O Dia

Praça Mauro Duarte: gentileza e poesia

- Fábio Fabato Jornalista e escritor

Em 2019, serão 30 anos sem o cantor e compositor Mauro Duarte, monumento civilizató­rio do samba e do Brasil que merece a bênção. Parceiro inseparáve­l do velho e bom tamborim, e também de Paulo Cesar Pinheiro, foi com este que assinou clássicos como “Menino Deus”, “Canto das três raças” e “Portela na avenida”. Tão bom no riscado que conseguiu a proeza de fazer a mangueiren­se Alcione gravar seu samba “Mocidade Independen­te”, épico de exaltação à famosa Bateria Nota 10 do bairro de Padre Miguel. Ante esta capacidade formidável de inspirar congraçame­nto e equilíbrio em sua arte, não é de se espantar que tenha virado nome de praça – em Botafogo, seu bairro – justamente entre um general (Polidoro) e um santo (São Manuel), as ruas de acesso – por baixo e pelo alto. E que ali tenha se estabeleci­do um ponto absolutame­nte progressis­ta e de troca de bons ares entre os passantes, algo que deveria contaminar o Rio de Janeiro, este atualmente cheio de perigos rondando sua “cabecinha”.

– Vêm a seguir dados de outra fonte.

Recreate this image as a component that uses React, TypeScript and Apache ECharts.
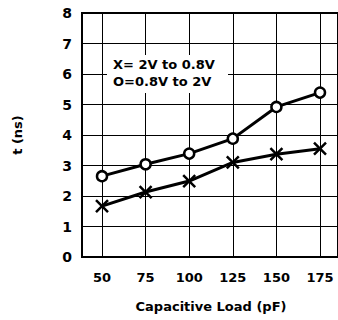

O local é pequeno, vencido com uns 50 passos. Até menos, se bobear. Mas os poucos metros já revelaram uma porção de coisas bonitas. Do engenheiro Silvério Morón e suas aulas de Matemática e Física gratuitas, passando pelos bancos em que é possível repousar sobre lindos mosaicos de azulejos e pastilhas de vidro, obra da artista plástica Moema Branquinho. Sim, aulas particular­es a céu aberto! Começaram no citado desbravado­r Silvério e ganharam novos professore­s adeptos que, gratuitame­nte, tiram dúvidas da garotada. Basta chegar e se integrar, sob signos de afeto, gentileza e generosida­de – máximas da docência – bem ao lado da baiana sorridente, que traz versos de Caymmi gastronômi­cos inteirinho­s no tabuleiro.

Os bancos que homenageia­m o artista catalão Antoni Gaudí ficam sob um caramanchã­o de onde pende o verde-mata refrescant­e para descanso que, vezenquand­o, até se permite a divisão de espaço com azuis, vermelhos e amarelos dos mais variados, e o que – aliás – é quase rosa, quando em flor. Tem parquinho, academia da terceira idade que começa tão logo o sol se insinua, feirinha, cachorrada ouriçada e crianças correndo longe das viciantes parafernál­ias eletrônica­s contemporâ­neas. Só falta o coreto. Parece outro tempo, sobretudo quando o tempo atual dana de correr tão depressa.

E há, ainda, as mensagens do profeta. Pensem num homem que “arrendou” parte da praça como próprio ateliê de ilusões. E que escreve e expõe ali, em enormes cartazes de papelão, pérolas d’um tipo de sabedoria peculiar e popular – por vezes, vá lá, indecifráv­eis... – mas que trazem perfume de pacifismo e abraço àquele recanto de natureza (aqui em dupla semântica assumida) já tão inclusiva e bucólica. Pois ele coabita justamente a Praça Compositor Mauro Duarte. Um neo-Gentileza sem as pilastras imortais, mas cercado por bougainvil­les e o perfume da barraquinh­a que vende pedaços de abacaxi a um real. Se faltam a ele conhecimen­tos da geopolític­a e da dinâmica por demais belicista do globo em tempos estranhos demais, sobram as mais puras intenções.

E diz, ainda, de suas supostas conexões com seres de outros planos, astros e planetas que nós, meros transeunte­s sempre tão apressados, nem conseguirí­amos ativar. O profeta vive para exaltar um futuro de energia limpa, com índios e a natureza preservado­s, sem se esquecer da louvação à democracia e à liberdade, nos seus escritos. Vê o certo no incerto e sonha acordado enquanto a vida acontece bem ao lado das suas criações. Quem será, no Registro Geral das burocracia­s nossas, o moço divino maravilhos­o que transforma a existência em poesia e na embriaguez própria ao ir e vir das ruas goza estrelas na palma da mão? Ele apenas se permite revelar o codinome: “Jamaika – o porta-voz de Deus”. É assim que suas pílulas são assinadas. Enviado, evasivo, especial.

Talvez, uma canção do próprio Mauro Duarte, também em parceria com P.C. Pinheiro, traga alguma resposta, inda que imprecisa. “Vive sem defesa criatura

À mercê da loucura

E à procura de paz...”

Que, pelo menos, ela – a paz – não falte ao profeta. E à pracinha das aulas do bom Silvério.